McBath’s own 6th district was redrawn to favor Republicans, who have historically held it, sending people like Newt Gingrich and Johnny Isakson to Congress. Rich McCormick, who lost to Bourdeaux in the 7th District election in 2020, switched to the new 6th district and won its Republican primary in May.
Democratic strategist Fred Hicks of Atlanta says he isn’t worried about the 7th district flipping Republican. McBath as a woman of color resonates with many minorities there; one reason she beat Bourdeaux, who is white, so soundly, he said. Bordeaux had lost narrowly in 2018 and won narrowly in 2020.
Democrats are running a very diverse slate of candidates on the state’s ballot in November, including Bee Nguyen for secretary of state, their first ever Asian woman candidate statewide, Hicks said.
He acknowledged that Republicans have their own appeal to minorities. Incumbent Gov. Brian Kemp, running for reelection against Stacey Abrams, has appointed more black women to the bench than any other governor and the first Hispanic woman judge in DeKalb County in the Atlanta metro area, Hicks said.

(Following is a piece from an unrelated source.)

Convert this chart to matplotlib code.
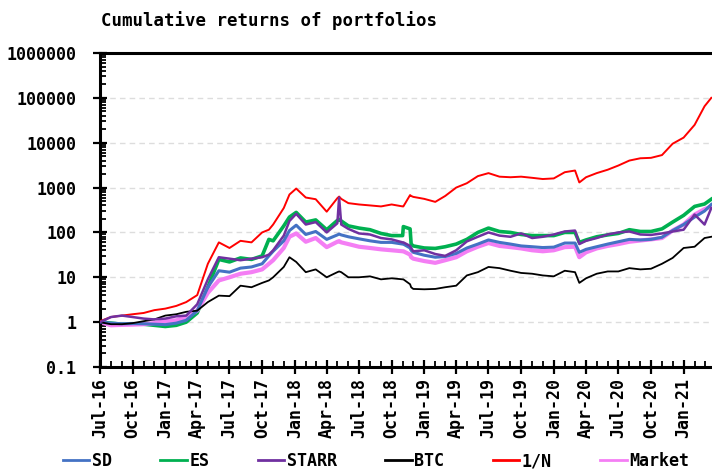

He agreed the 7th District’s Hispanic community is very politically diverse, but he argued that cuts in the Democrats’ favor in some ways. South Florida’s Cubans and Venezuelans who escaped Communist or socialist regimes can be passionately anti-Communist, but that matters less on average to groups here. And while the border crisis looms for Texas Hispanics, the Mexican border is a long way from Atlanta.
“It’s easy to talk about (voting) blocs, but it’s way more nuanced than that,” Hicks said. “Republicans have historically been better at that than the Democrats.”
“She has such strong name identification and high likeability numbers that I think Lucy McBath is going to be fine,” the Democrats’ strategist said. “This is not a race I worry about.”